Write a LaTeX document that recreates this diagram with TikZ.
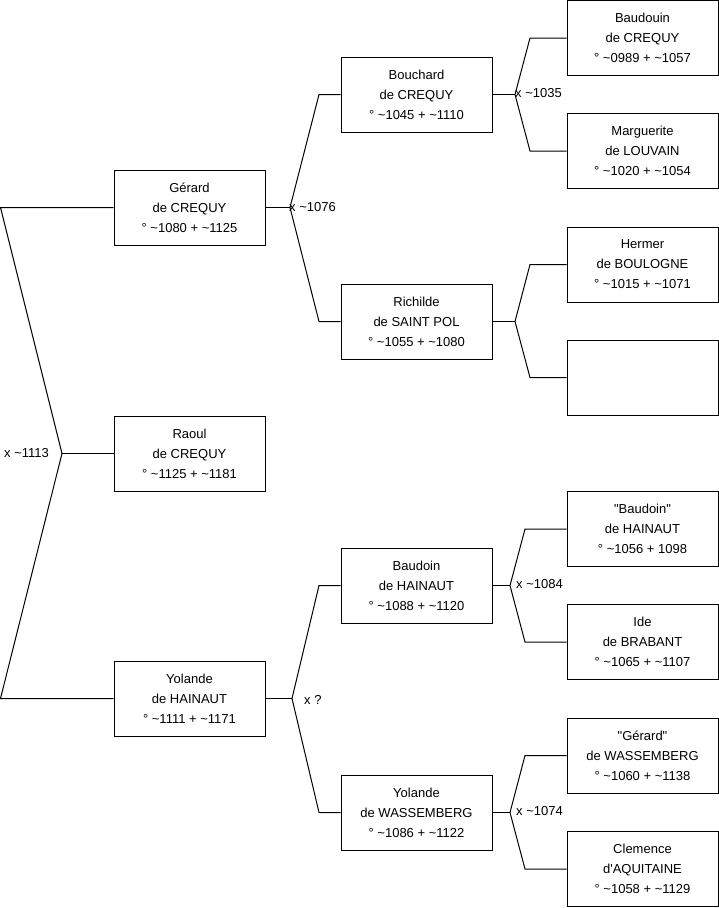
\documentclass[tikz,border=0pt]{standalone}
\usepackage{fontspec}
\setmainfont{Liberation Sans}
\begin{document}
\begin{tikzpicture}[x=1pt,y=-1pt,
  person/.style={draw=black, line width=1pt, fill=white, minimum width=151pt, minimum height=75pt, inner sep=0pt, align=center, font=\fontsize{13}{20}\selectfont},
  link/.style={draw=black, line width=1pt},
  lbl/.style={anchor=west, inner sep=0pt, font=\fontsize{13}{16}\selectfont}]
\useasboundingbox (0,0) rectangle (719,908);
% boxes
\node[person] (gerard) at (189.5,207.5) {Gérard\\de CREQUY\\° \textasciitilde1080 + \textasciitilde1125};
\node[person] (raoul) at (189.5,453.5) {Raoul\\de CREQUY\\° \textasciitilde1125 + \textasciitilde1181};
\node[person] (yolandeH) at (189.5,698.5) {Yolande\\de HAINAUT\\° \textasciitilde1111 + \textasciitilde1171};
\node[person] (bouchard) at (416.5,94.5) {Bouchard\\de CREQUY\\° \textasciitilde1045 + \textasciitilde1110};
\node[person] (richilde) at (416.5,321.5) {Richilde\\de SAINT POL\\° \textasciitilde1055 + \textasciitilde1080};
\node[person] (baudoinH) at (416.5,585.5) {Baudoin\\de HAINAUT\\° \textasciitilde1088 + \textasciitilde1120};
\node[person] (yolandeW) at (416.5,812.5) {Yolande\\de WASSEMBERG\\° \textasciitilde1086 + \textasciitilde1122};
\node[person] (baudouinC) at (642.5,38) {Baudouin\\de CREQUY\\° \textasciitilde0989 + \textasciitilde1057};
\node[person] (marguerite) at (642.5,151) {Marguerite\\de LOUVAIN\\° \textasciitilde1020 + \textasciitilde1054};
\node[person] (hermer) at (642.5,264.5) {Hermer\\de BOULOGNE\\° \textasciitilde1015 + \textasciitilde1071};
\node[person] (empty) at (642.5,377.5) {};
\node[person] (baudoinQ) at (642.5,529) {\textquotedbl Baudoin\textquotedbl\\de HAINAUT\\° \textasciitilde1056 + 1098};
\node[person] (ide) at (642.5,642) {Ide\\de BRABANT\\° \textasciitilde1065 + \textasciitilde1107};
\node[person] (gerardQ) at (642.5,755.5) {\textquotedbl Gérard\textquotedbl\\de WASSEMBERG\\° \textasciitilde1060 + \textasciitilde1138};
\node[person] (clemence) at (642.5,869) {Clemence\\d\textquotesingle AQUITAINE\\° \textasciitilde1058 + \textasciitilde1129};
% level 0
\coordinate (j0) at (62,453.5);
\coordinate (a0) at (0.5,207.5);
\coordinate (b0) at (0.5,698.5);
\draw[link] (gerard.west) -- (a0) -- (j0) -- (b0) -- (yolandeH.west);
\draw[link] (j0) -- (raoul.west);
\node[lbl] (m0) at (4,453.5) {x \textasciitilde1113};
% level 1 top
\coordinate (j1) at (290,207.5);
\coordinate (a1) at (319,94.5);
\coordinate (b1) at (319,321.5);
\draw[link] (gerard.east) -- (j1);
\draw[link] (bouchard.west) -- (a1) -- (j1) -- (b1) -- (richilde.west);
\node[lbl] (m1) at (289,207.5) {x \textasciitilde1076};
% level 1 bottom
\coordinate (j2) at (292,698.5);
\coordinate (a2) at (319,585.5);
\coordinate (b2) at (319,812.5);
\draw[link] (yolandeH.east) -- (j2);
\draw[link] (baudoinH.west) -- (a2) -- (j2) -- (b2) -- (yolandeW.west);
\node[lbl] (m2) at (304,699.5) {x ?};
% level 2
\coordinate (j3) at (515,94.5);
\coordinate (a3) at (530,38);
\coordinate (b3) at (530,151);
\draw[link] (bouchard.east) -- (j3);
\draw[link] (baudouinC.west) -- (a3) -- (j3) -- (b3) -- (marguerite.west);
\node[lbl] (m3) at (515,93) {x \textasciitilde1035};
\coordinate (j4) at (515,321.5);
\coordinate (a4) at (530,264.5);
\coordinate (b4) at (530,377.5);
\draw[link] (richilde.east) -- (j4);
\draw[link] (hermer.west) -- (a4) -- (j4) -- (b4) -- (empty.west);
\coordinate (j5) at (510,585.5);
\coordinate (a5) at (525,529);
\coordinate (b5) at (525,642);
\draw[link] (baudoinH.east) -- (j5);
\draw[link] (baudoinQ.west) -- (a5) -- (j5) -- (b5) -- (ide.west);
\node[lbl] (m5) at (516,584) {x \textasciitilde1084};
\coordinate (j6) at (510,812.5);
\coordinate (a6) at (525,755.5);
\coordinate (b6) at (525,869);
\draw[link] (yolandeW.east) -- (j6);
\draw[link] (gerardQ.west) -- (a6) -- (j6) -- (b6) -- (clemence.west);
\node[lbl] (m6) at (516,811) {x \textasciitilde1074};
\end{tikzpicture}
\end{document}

* * *

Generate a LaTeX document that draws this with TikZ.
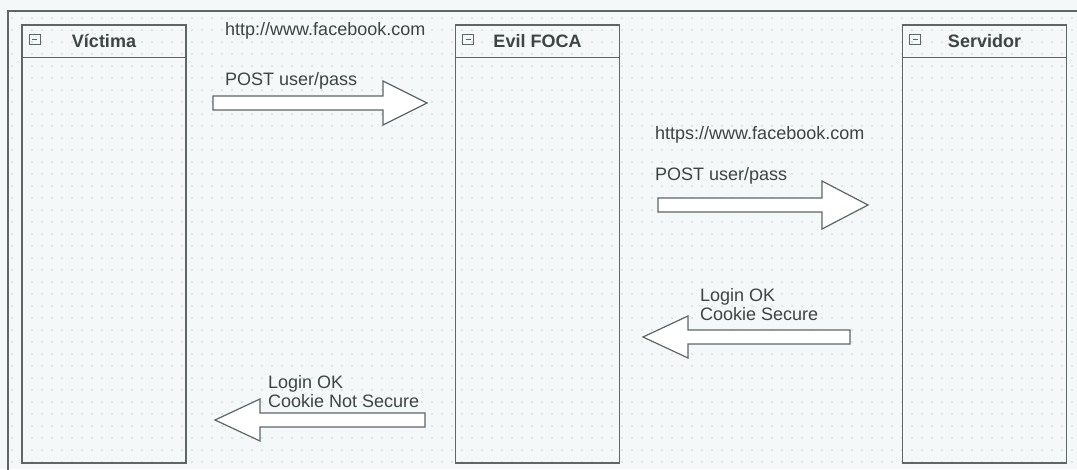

WORK TO BE COMPLETED:
Whichever lines contain the string "with", select and copy them.

EXPECTED ANSWER:
Write a LaTeX document that recreates this diagram with TikZ.
Generate a LaTeX document that draws this with TikZ.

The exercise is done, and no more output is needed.